"It's here! It's here!" the entire Internet yelled on May 18th. If you weren't on Earth at the time, Duolingo's much anticipated Japanese course was released on iOS after what felt like ages.
If you aren't familiar, Duolingo is a language learning site for a ton of different languages, from Italian to Portuguese to Irish to Hebrew. And best of all, it's all free!
The Duolingo teaching method includes a few key things: - Repetition - +1 learning - Intuitive teaching
Lessons evolve and change as you progress and you have to go back and review old material to make sure you're not forgetting anything. Instead of lessons explaining "this is past tense" or "this is a verb," they use your knowledge of (in this case) English and let you intuit what you're learning. This promotes active learning, rather than passive. It also gets rid of the boring "book-learning" style many resources use. So if you hate traditional textbooks, this could be your way to get a foot in the door of any language.
In the Japanese course they teach hiragana, katakana, kanji, vocabulary, sentence structure, and grammar through themes like Activity, Directions, Objects, Food, Clothes, Shopping, and Classroom. Each section builds on the last, using vocabulary and grammar patterns you've already learned. And if you aren't a complete beginner, you have the ability to test out of lesson batches instead of working your way through them manually.

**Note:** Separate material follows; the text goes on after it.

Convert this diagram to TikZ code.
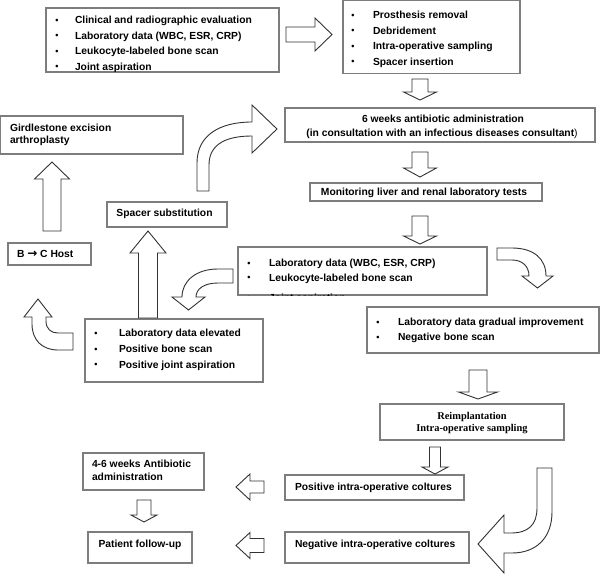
\documentclass[tikz,border=0pt]{standalone}
\usepackage{fontspec}
\setmainfont{Liberation Sans}
\newfontfamily\serifbf{Liberation Serif}
\newfontfamily\djv{DejaVu Sans}
\definecolor{boxgray}{RGB}{125,125,125}
\definecolor{arrgray}{RGB}{50,50,50}
\tikzset{
  box/.style={draw=boxgray, line width=1.1pt, inner sep=0pt, outer sep=0pt, anchor=north west},
  txt/.style={inner sep=0pt, outer sep=0pt, font=\fontsize{10.3}{12}\selectfont\bfseries, text=black},
  rtxt/.style={inner sep=0pt, outer sep=0pt, font=\serifbf\fontsize{10.4}{12}\selectfont\bfseries, text=black},
  blk/.style={draw=arrgray, fill=white, line width=0.9pt, line join=miter},
}
\newcommand\smallbullet{\raisebox{0.5pt}{\fontsize{9}{9}\selectfont\textbullet}}
% name, x, y, bullet offset, text
\newcommand\bl[5]{\node[txt, anchor=base west] (#1) at (#2,#3) {\llap{\smallbullet\hspace{#4pt}}#5};}
% vertical block arrow: cx, ystart, ybase, ytip, half shaft, half head
\newcommand\arrv[6]{\draw[blk] ({#1-#5},#2) -- ({#1+#5},#2) -- ({#1+#5},#3) -- ({#1+#6},#3) -- (#1,#4) -- ({#1-#6},#3) -- ({#1-#5},#3) -- cycle;}
% horizontal block arrow: cy, xstart, xbase, xtip, half shaft, half head
\newcommand\arrh[6]{\draw[blk] (#2,{#1-#5}) -- (#3,{#1-#5}) -- (#3,{#1-#6}) -- (#4,#1) -- (#3,{#1+#6}) -- (#3,{#1+#5}) -- (#2,{#1+#5}) -- cycle;}
\begin{document}
\begin{tikzpicture}[x=1pt,y=-1pt]
\useasboundingbox (0,0) rectangle (600,575);
\fill[white] (0,0) rectangle (600,575);

% ---------- boxes ----------
\node[box, minimum width=233pt, minimum height=64pt] (b1) at (46,8) {};
\node[box, minimum width=177pt, minimum height=72.5pt] (b2) at (343,0.6) {};
\node[box, minimum width=310pt, minimum height=34pt] (b3) at (285,108) {};
\node[box, minimum width=232pt, minimum height=18pt] (b4) at (310,183) {};
\node[box, minimum width=249pt, minimum height=48pt] (b5) at (238,247) {};
\node[box, minimum width=232pt, minimum height=46pt] (b6) at (367,307) {};
\node[box, minimum width=178pt, minimum height=63pt] (b7) at (85,319) {};
\node[box, minimum width=120pt, minimum height=25pt] (b8) at (107,202) {};
\node[box, minimum width=182.4pt, minimum height=38pt] (b9) at (0.6,116) {};
\node[box, minimum width=83pt, minimum height=22pt] (b10) at (8,243) {};
\node[box, minimum width=184pt, minimum height=36pt] (b11) at (380,404) {};
\node[box, minimum width=179pt, minimum height=25pt] (b12) at (285,475) {};
\node[box, minimum width=184pt, minimum height=31pt] (b13) at (285,532) {};
\node[box, minimum width=121pt, minimum height=37pt] (b14) at (83,453) {};
\node[box, minimum width=104pt, minimum height=31pt] (b15) at (88,532) {};

% ---------- texts ----------
\begin{scope}
  \clip (b1.north west) rectangle (b1.south east);
  \bl{t1a}{75}{24}{16.4}{Clinical and radiographic evaluation}
  \bl{t1b}{75}{39.5}{16.4}{Laboratory data (WBC, ESR, CRP)}
  \bl{t1c}{75}{55}{16.4}{Leukocyte-labeled bone scan}
  \bl{t1d}{75}{70.5}{16.4}{Joint aspiration}
\end{scope}
\bl{t2a}{373}{18.7}{18.4}{Prosthesis removal}
\bl{t2b}{373}{34.4}{18.4}{Debridement}
\bl{t2c}{373}{49.7}{18.4}{Intra-operative sampling}
\bl{t2d}{373}{65.4}{18.4}{Spacer insertion}

\node[txt, anchor=base] (t3a) at (443,122.7) {6 weeks antibiotic administration};
\node[txt, anchor=base] (t3b) at (442,136.7) {(in consultation with an infectious diseases consultant\textmd{)}};
\node[txt, anchor=base] (t4) at (424,195.7) {Monitoring liver and renal laboratory tests};

\begin{scope}
  \clip (b5.north west) rectangle (b5.south east);
  \bl{t5a}{269}{266.5}{18.4}{Laboratory data (WBC, ESR, CRP)}
  \bl{t5b}{269}{281.2}{18.4}{Leukocyte-labeled bone scan}
  \bl{t5c}{269}{301.2}{18.4}{Joint aspiration}
\end{scope}
\bl{t6a}{398}{325.7}{18.4}{Laboratory data gradual improvement}
\bl{t6b}{398}{340.7}{18.4}{Negative bone scan}
\bl{t7a}{119}{336.7}{21.4}{Laboratory data elevated}
\bl{t7b}{119}{352.5}{21.4}{Positive bone scan}
\bl{t7c}{119}{368}{21.4}{Positive joint aspiration}

\node[txt, anchor=base] (t8) at (164.5,216.7) {Spacer substitution};
\node[txt, anchor=base west] (t9a) at (10,131.5) {Girdlestone excision};
\node[txt, anchor=base west] (t9b) at (10,144) {arthroplasty};
\node[txt, anchor=base west] (t10) at (17,257.7) {B {\djv\bfseries\fontsize{12}{12}\selectfont →} C Host};
\node[rtxt, anchor=base] (t11a) at (472,419) {Reimplantation};
\node[rtxt, anchor=base] (t11b) at (472,431.5) {Intra-operative sampling};
\node[txt, anchor=base west] (t12) at (295,490) {Positive intra-operative coltures};
\node[txt, anchor=base west] (t13) at (295,547) {Negative intra-operative coltures};
\node[txt, anchor=base west] (t14a) at (92,467.7) {4-6 weeks Antibiotic};
\node[txt, anchor=base west] (t14b) at (92,480.5) {administration};
\node[txt, anchor=base] (t15) at (140,547) {Patient follow-up};

% ---------- straight block arrows ----------
\arrh{34.5}{286}{315}{332}{7.5}{16.5}
\arrv{420}{79}{92}{100}{8}{16.5}
\arrv{420}{152}{168}{177}{8}{16.5}
\arrv{420}{216}{236}{244}{8}{16.5}
\arrv{478}{370}{392}{399}{9}{19.5}
\arrv{435}{447}{467}{474}{5.5}{13}
\arrv{148}{318}{253}{231}{9.5}{18}
\arrv{52}{231}{179}{162}{9}{17.5}
\arrh{487}{264}{250}{236}{6}{13}
\arrh{545.5}{264}{250}{236}{7}{13}
\arrv{144}{500}{515}{522}{7}{13}

% ---------- curved block arrows ----------
% spacer substitution -> 6 weeks
\draw[blk] (197,191) -- (197,163) .. controls (197,135) and (220,122) .. (252,122)
  -- (252,105) -- (277,129) -- (252,153) -- (252,136)
  .. controls (228,136) and (209,143) .. (209,165) -- (209,191) -- cycle;
% lab data -> improvement
\draw[blk] (497,248) -- (512,248) .. controls (534,248) and (546,259) .. (546,276)
  -- (553,276) -- (537.5,288) -- (522,276) -- (529,276)
  .. controls (529,266) and (522,260) .. (512,260) -- (497,260) -- cycle;
% lab data -> elevated
\draw[blk] (233,269) -- (218,269) .. controls (196,269) and (182,281) .. (182,297)
  -- (172,297) -- (188.5,310) -- (205,297) -- (196,297)
  .. controls (196,289) and (204,283) .. (218,283) -- (233,283) -- cycle;
% elevated -> B C host
\draw[blk] (73,333) -- (58,333) .. controls (51,333) and (46,329) .. (46,321)
  -- (46,317) -- (52,317) -- (38,299) -- (24,317) -- (32,317) -- (32,324)
  .. controls (32,340) and (42,350) .. (58,350) -- (73,350) -- cycle;
% reimplantation -> negative
\draw[blk] (552,468) -- (552,512) .. controls (552,538) and (536,553) .. (512,553)
  -- (504,553) -- (504,573) -- (478,544) -- (504,515) -- (504,533) -- (511,533)
  .. controls (528,533) and (537,525) .. (537,508) -- (537,468) -- cycle;
\end{tikzpicture}
\end{document}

As with any new product, there are some errors in the course, so make sure to report them on the app when you find them. The best way to make a free course better is with tons of user feedback. Another bummer is there is no spoken element on the user end, unlike most language courses on Duolingo. Language courses like Spanish, French, and Italian have you speak into your microphone to practice your pronunciation, but the Japanese course has no spoken feedback. Hopefully this feature will be added in the future, but for now it's focused on writing and listening.
All in all, it's a solid tool for beginners to learn Japanese free.